На правах рекламы:

https://free-diz.ru/


«Классические розы»

В дни первого знакомства Северянина и Фелиссы Круут с Югославией в ноябре 1930 года крупнейшая русская газета Прибалтики «Сегодня» сообщила о том, что Русский культурный комитет в Югославии приобрел и выпускает книгу Северянина «Стихи о России». Информация содержала одно из ранних названий будущей книги «Классические розы» (до того — «Чаемый праздник»), 1 января редактор газеты М.С. Мильруд получил более точные сведения от самого поэта, который в это время вместе с Фелиссой находился в Югославии: «Издательство при Державной комиссии приобрело у меня три книги: 1) "Классические розы" (Лирика 1922—30 гг.), 2) "Медальоны" (Сто сонетов о поэтах и композиторах), 3) "Lugne" (Роман в стихах в 3 частях)».

Судьба этих книг сложилась по-разному: Северянин дважды, в 1930 и 1933 годах, приезжал в Югославию, выступал в Академии наук, в Белградском университете с лекциями и концертами. В газетах появлялись фотографии, отчеты о выступлениях и большие интервью. В одном из них Северянин кратко изложил историю эгофутуризма, практически неизвестную тогда за рубежом. «Футуризм, основанный мною в России, резко отличался от футуризма Маринетти в Италии. Прежде всего, — говорил он, — объясню вам идейные различия между русским и итальянским футуризмом. Итальянский футуризм отрицал всякую традицию... <...> Между тем я в своем футуристическом манифесте оградил себя от итальянского влияния, специально подчеркнув свою идеологическую ориентацию на прошлое, свое принятие традиций. Став на такую позицию, я смог приступить к созданию эгофутуризма и школы эгопоэзии. Моей главной целью было утверждение своего Я и будущего. А главной доктриной стала Душа-истина».

Продолжая отмежевываться от основателей кубофутурзма — Маяковского, Хлебникова, Каменского, Кручёных, — Северянин полемически заявлял: «Они сделали своим девизом то, что я порицал. Подобно итальянским футуристам, они порицали все то, что связывало русский дух с прошлым».

Без сомнения, спустя 15 лет после совместных с кубофутуристами выступлений Северянин превратно излагал различие их программ, забывая о том широком интересе к архаическим и фольклорным пластам отечественной культуры, который был у Хлебникова, Маяковского, Каменского. Однако такое противопоставление только усиливало общее впечатление критиков и читателей о возвращении поэта из эгофутуристической молодости к традиционным ценностям русской литературы. С этим связано и предложение издать новую книгу в «Русской библиотеке».

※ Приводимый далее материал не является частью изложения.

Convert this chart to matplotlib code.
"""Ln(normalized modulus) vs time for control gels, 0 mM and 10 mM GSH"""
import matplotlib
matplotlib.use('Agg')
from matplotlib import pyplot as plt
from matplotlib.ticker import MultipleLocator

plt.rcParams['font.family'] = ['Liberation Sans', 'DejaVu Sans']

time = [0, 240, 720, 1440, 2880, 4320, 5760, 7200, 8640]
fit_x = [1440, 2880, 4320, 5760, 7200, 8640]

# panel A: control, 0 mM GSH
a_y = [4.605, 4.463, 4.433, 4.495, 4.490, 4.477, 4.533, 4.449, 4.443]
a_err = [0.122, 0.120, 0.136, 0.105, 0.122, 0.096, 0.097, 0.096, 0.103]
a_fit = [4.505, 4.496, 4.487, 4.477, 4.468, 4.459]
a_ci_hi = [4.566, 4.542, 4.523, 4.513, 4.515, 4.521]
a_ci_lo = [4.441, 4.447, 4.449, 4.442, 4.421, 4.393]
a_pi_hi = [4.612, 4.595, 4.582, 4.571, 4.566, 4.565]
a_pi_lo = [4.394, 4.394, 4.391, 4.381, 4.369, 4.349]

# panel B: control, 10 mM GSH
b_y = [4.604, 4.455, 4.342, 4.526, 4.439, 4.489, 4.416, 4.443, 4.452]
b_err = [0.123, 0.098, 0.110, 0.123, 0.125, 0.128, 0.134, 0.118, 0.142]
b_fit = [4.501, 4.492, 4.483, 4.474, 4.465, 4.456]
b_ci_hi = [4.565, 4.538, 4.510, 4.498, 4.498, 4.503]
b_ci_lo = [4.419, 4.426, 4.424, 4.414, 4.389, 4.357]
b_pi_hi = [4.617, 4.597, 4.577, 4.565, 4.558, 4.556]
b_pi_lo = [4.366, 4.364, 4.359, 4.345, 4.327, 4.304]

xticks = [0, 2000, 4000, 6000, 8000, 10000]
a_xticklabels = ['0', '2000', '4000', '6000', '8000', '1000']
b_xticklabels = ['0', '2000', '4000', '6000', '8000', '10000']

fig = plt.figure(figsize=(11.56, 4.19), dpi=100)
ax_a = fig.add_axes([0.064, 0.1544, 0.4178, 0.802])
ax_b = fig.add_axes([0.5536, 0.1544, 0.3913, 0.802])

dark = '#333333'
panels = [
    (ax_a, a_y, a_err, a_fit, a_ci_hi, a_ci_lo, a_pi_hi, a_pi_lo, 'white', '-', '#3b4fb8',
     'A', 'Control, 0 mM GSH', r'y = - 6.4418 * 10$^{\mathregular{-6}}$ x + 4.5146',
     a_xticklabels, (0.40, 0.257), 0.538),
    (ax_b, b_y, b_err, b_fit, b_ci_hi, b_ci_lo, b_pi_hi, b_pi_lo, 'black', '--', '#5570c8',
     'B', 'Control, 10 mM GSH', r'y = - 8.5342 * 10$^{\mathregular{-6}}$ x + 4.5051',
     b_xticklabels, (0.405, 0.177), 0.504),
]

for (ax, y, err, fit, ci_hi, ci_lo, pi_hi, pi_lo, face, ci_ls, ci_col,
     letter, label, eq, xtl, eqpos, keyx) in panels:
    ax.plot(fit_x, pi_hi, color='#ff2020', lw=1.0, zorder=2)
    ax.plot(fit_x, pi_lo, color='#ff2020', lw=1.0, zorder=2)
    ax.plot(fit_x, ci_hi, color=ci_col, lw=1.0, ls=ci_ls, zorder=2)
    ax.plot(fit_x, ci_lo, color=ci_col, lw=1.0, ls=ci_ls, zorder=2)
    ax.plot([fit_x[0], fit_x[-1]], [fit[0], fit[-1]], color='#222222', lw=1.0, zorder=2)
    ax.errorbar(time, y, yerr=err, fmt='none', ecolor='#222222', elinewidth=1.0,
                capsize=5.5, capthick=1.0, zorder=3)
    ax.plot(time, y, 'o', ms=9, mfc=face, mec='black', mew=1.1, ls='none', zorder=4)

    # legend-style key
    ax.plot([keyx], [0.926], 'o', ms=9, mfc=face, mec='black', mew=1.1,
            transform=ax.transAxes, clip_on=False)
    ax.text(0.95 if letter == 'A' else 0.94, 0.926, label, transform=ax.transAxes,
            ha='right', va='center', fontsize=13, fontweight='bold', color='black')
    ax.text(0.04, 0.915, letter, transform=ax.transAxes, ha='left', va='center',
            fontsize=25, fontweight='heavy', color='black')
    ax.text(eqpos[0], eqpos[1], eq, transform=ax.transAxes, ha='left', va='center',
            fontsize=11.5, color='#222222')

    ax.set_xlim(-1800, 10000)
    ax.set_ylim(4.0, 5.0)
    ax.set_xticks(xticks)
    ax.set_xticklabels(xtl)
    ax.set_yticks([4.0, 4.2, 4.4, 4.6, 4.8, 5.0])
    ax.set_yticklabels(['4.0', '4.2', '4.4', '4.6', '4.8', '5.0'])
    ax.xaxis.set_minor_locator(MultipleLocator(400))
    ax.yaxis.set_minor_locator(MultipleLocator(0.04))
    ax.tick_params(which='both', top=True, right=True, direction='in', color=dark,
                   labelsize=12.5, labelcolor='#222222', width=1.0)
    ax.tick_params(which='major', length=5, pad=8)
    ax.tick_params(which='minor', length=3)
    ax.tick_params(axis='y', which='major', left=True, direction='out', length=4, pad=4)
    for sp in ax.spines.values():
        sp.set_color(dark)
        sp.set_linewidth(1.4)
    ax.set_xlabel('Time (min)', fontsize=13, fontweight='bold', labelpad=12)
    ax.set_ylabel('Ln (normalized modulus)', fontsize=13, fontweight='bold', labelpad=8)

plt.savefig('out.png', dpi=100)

До этого в серии были изданы книги классиков русской литературы в зарубежье — Амфитеатрова, Бальмонта, Бунина, Гиппиус, Куприна, Мережковского. Книга «Классические розы» вышла в сентябре 1931 года попечением югославской Академии наук (на последней странице обложки: «Издательская комиссия Палаты Академии наук»). Тираж 2500 экземпляров. Стихи предварялись посвящением Ее Величеству королеве Югославии Марии и стихотворением в ее честь. В качестве заглавного произведения было выделено стихотворение «Классические розы», на обороте страницы напечатан текст от автора:

«Эти стихи, за исключением особо отмеченных, написаны в Эстонии, в Тойла.

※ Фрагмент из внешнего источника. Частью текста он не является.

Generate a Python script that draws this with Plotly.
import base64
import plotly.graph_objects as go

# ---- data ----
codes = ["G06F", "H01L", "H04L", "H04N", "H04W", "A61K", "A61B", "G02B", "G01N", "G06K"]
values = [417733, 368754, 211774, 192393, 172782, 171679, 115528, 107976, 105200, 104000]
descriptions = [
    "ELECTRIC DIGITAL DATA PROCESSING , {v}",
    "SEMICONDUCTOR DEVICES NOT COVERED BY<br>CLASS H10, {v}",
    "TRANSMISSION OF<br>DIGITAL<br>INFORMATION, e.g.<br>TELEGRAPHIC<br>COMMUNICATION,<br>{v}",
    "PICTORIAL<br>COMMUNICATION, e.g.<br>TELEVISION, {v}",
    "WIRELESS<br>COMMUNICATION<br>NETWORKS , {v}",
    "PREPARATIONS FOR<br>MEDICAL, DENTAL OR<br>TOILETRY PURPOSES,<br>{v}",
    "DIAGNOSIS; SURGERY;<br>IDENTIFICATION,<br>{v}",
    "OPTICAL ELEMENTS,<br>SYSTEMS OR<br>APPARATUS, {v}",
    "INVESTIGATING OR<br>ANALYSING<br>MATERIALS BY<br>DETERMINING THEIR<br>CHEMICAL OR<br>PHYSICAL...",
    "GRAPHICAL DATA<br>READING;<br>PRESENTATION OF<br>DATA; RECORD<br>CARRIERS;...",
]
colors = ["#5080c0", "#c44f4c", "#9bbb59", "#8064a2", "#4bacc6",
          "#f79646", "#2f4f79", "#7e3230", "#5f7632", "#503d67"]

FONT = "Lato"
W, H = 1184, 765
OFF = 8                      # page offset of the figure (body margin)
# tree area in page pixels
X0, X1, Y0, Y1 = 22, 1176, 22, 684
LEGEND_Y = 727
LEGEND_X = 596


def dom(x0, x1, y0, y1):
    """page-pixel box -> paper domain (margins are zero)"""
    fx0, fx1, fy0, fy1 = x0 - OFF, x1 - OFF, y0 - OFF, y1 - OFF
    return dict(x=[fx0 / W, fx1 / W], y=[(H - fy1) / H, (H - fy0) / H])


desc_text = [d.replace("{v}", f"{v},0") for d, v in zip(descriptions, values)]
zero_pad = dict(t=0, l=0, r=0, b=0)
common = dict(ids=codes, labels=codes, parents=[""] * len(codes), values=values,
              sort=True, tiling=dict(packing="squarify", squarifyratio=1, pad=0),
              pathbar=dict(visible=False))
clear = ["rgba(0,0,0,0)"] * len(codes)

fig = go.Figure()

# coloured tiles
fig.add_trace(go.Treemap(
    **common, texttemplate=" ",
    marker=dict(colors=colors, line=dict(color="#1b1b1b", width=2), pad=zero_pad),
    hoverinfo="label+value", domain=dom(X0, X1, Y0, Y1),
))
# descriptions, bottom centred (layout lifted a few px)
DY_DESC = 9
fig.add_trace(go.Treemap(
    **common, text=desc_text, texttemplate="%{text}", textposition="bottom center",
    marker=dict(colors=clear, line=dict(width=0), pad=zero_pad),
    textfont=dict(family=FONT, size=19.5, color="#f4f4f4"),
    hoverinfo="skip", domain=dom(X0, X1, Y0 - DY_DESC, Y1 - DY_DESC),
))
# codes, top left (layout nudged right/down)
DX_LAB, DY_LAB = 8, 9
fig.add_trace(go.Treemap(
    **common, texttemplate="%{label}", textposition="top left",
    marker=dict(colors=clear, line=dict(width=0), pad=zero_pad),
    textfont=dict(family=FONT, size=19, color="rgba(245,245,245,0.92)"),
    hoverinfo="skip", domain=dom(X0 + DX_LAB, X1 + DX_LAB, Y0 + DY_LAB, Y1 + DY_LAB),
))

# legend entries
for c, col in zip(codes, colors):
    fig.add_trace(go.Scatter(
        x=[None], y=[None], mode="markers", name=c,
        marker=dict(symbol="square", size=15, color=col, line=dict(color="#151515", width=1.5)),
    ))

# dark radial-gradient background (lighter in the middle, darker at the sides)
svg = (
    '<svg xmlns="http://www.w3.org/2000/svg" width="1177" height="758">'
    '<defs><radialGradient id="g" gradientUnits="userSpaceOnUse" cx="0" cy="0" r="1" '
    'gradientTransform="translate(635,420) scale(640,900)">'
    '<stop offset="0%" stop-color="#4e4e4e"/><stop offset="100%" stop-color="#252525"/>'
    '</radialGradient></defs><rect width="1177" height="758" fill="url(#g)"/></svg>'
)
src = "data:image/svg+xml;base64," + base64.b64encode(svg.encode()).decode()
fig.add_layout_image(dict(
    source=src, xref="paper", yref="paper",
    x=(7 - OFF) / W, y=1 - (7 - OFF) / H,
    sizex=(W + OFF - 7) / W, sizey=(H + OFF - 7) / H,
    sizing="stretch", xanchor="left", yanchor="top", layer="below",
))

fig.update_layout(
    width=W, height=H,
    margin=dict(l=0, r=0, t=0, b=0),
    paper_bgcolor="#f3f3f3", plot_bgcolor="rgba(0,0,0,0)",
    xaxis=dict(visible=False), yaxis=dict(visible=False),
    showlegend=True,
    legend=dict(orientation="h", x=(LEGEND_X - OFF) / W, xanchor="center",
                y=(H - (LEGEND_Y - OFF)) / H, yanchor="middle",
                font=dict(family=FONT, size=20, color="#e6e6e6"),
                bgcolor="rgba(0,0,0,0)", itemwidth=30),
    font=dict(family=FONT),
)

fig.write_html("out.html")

Estonie, Toila — эти два слова являются полным и неизменным с 1918 г. адресом автора этой книги».

Идея книги и ее заглавие «Классические розы» возникли значительно раньше, чем появилась возможность ее напечатать. 23 октября 1927 года в Тарту, 25 января 1928 года в Таллине и 26 февраля 1928 года в Вильно прошли вечера Северянина под названием «Классические розы». Его выступление 2 ноября 1927 года в Даугавпилсе (Двинске) носило еще более программный характер: «От "Громокипящего кубка" до "Классических роз"». Рейн Круус предположил, что к этому времени уже существовал какой-то вариант рукописи сборника с названием «Классические розы». Ранее, в 1925 году, первая публикация стихотворения «Запевка» сопровождалась пометой: «Из нового сборника "Чаемый праздник"» (впоследствии так был назван раздел книги). В интервью таллинской газете «Последние известия» от 5 июня 1925 года Северянин говорил, что стихи цикла «Чаемый праздник» написаны в марте 1925-го, а значит, были связаны с двадцатилетием его поэтического творчества.

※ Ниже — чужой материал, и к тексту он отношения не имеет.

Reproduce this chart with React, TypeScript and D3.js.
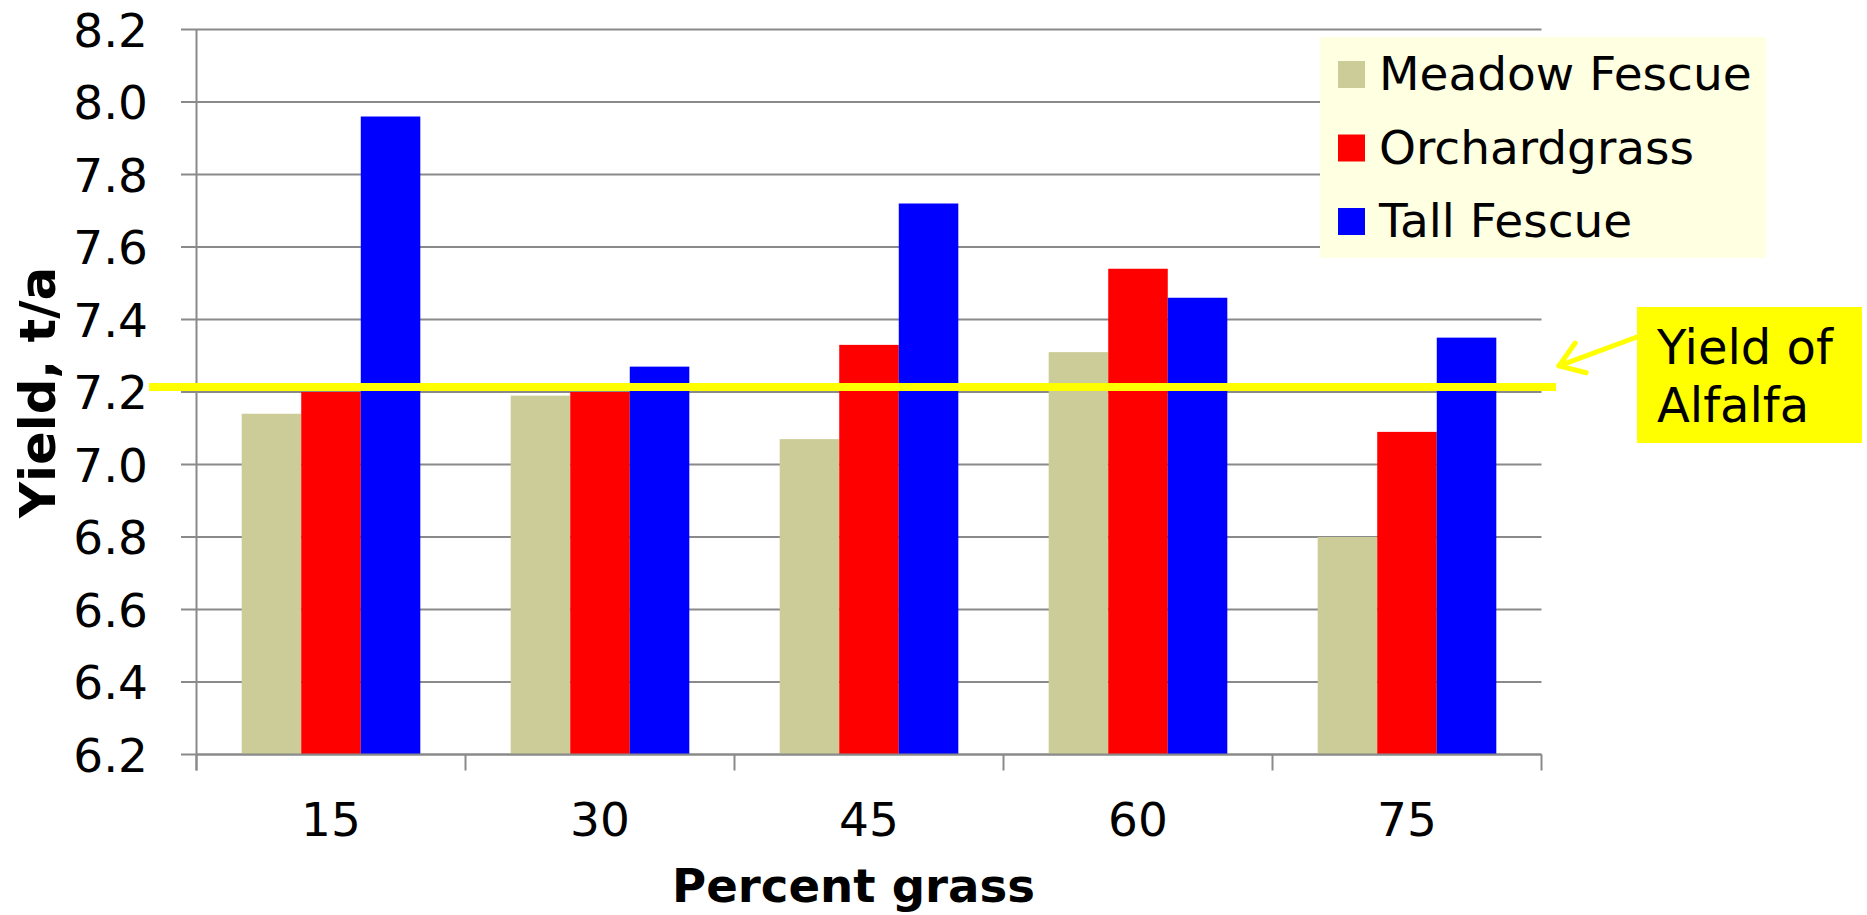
import React from "react";
import * as d3 from "d3";

const categories = ["15", "30", "45", "60", "75"];
const seriesNames = ["Meadow Fescue", "Orchardgrass", "Tall Fescue"];
const meadowFescue = [7.14, 7.19, 7.07, 7.31, 6.8];
const orchardgrass = [7.2, 7.2, 7.33, 7.54, 7.09];
const tallFescue = [7.96, 7.27, 7.72, 7.46, 7.35];
const seriesColors = ["#CCCC99", "#FF0000", "#0000FF"];
const yTicks = [6.2, 6.4, 6.6, 6.8, 7.0, 7.2, 7.4, 7.6, 7.8, 8.0, 8.2];
const alfalfaYield = 7.214;
const annotationLines = ["Yield of", "Alfalfa"];
const xTitle = "Percent grass";
const yTitle = "Yield, t/a";

const W = 1867;
const H = 915;
const left = 196.5;
const right = 1541.5;
const top = 29.5;
const bottom = 754.5;
const FONT = "'DejaVu Sans', Verdana, sans-serif";

export default function App() {
  const seriesValues = [meadowFescue, orchardgrass, tallFescue];
  const pad = 0.336;
  const x0 = d3.scaleBand<string>().domain(categories).range([left, right]).paddingInner(pad).paddingOuter(pad / 2);
  const x1 = d3.scaleBand<string>().domain(seriesNames).range([0, x0.bandwidth()]);
  const y = d3.scaleLinear().domain([6.2, 8.2]).range([bottom, top]);
  const step = x0.step();
  const boundaries = d3.range(categories.length + 1).map((i) => left + i * step);
  const gridColor = "#8a8a8a";
  const yLine = y(alfalfaYield);

  // annotation box
  const boxX = 1637, boxY = 307, boxW = 225, boxH = 136;
  const arrowTip: [number, number] = [1559, yLine - 21];
  const arrowStart: [number, number] = [boxX, boxY + 30];
  const ang = Math.atan2(arrowStart[1] - arrowTip[1], arrowStart[0] - arrowTip[0]);
  const headLen = 28;
  const headSpread = 0.6;
  const h1 = [arrowTip[0] + headLen * Math.cos(ang + headSpread), arrowTip[1] + headLen * Math.sin(ang + headSpread)];
  const h2 = [arrowTip[0] + headLen * Math.cos(ang - headSpread), arrowTip[1] + headLen * Math.sin(ang - headSpread)];

  // legend
  const legX = 1320, legY = 37, legW = 446, legH = 221;

  return (
    <svg width={W} height={H} style={{ position: "absolute", left: 0, top: 0, background: "#fff" }} fontFamily={FONT}>
      {/* gridlines and y ticks */}
      {yTicks.map((t) => (
        <line key={"g" + t} x1={181} x2={right} y1={y(t)} y2={y(t)} stroke={gridColor} strokeWidth={2} />
      ))}
      {/* y axis */}
      <line x1={left} x2={left} y1={top} y2={bottom + 16} stroke={gridColor} strokeWidth={2} />
      {/* x ticks */}
      {boundaries.map((bx, i) => (
        <line key={"xt" + i} x1={bx} x2={bx} y1={bottom} y2={bottom + 16} stroke={gridColor} strokeWidth={2} />
      ))}
      {/* bars */}
      {categories.map((c, ci) => (
        <g key={c} transform={`translate(${x0(c)},0)`}>
          {seriesNames.map((s, si) => (
            <rect
              key={s}
              x={x1(s)}
              y={y(seriesValues[si][ci])}
              width={x1.bandwidth()}
              height={bottom - y(seriesValues[si][ci])}
              fill={seriesColors[si]}
            />
          ))}
        </g>
      ))}
      {/* x axis line */}
      <line x1={left} x2={right} y1={bottom} y2={bottom} stroke={gridColor} strokeWidth={2} />
      {/* y tick labels */}
      {yTicks.map((t) => (
        <text key={"yl" + t} x={148} y={y(t) + 17} textAnchor="end" fontSize={47} fill="#000">
          {t.toFixed(1)}
        </text>
      ))}
      {/* x tick labels */}
      {categories.map((c) => (
        <text key={"xl" + c} x={x0(c)! + x0.bandwidth() / 2} y={836} textAnchor="middle" fontSize={47} fill="#000">
          {c}
        </text>
      ))}
      {/* axis titles */}
      <text x={672} y={901.5} fontSize={46} fontWeight="bold" fill="#000" textLength={363} lengthAdjust="spacingAndGlyphs">
        {xTitle}
      </text>
      <text transform={`translate(55,518) rotate(-90)`} fontSize={50} fontWeight="bold" fill="#000" textLength={251} lengthAdjust="spacingAndGlyphs">
        {yTitle}
      </text>
      {/* alfalfa line */}
      <line x1={149} x2={1556} y1={yLine} y2={yLine} stroke="#FFFF00" strokeWidth={8} />
      {/* legend */}
      <rect x={legX} y={legY} width={legW} height={legH} fill="#FFFFE1" />
      {seriesNames.map((s, i) => (
        <g key={"leg" + s}>
          <rect x={legX + 18} y={legY + 24 + i * 73.5} width={27} height={27} fill={seriesColors[i]} />
          <text x={legX + 59} y={legY + 53 + i * 73.5} fontSize={47} fill="#000">
            {s}
          </text>
        </g>
      ))}
      {/* annotation */}
      <rect x={boxX} y={boxY} width={boxW} height={boxH} fill="#FFFF00" />
      {annotationLines.map((l, i) => (
        <text key={l} x={boxX + 20} y={boxY + 57 + i * 58} fontSize={48} fill="#000">
          {l}
        </text>
      ))}
      <line x1={arrowStart[0]} y1={arrowStart[1]} x2={arrowTip[0]} y2={arrowTip[1]} stroke="#FFFF00" strokeWidth={5} strokeLinecap="round" />
      <polyline points={`${h1[0]},${h1[1]} ${arrowTip[0]},${arrowTip[1]} ${h2[0]},${h2[1]}`} fill="none" stroke="#FFFF00" strokeWidth={5} strokeLinecap="round" strokeLinejoin="round" />
    </svg>
  );
}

Замысел сборника менялся с годами, а возможности издания были ограниченны. В письме Софье Карузо от 12 июня 1931 года Северянин отмечал: «А "Классические розы" все еще печатаются... Это уже похоже на анекдот: с января!»

Книга «Классические розы» включала 159 стихотворений и два перевода: стихотворения А.С. Пушкина «Мой портрет» (с французского) и Юлиуша Словацкого «Мое завещанье» (с польского). Стихи объединялись в шесть тематических разделов: «Чаемый праздник» (21 стихотворение), «Бессмертным» (4), «Девятое октября» (22), «На колокола» (6), «У моря и озер» (41), «Там, у вас на Земле» (65). Текст печатался по старой орфографии.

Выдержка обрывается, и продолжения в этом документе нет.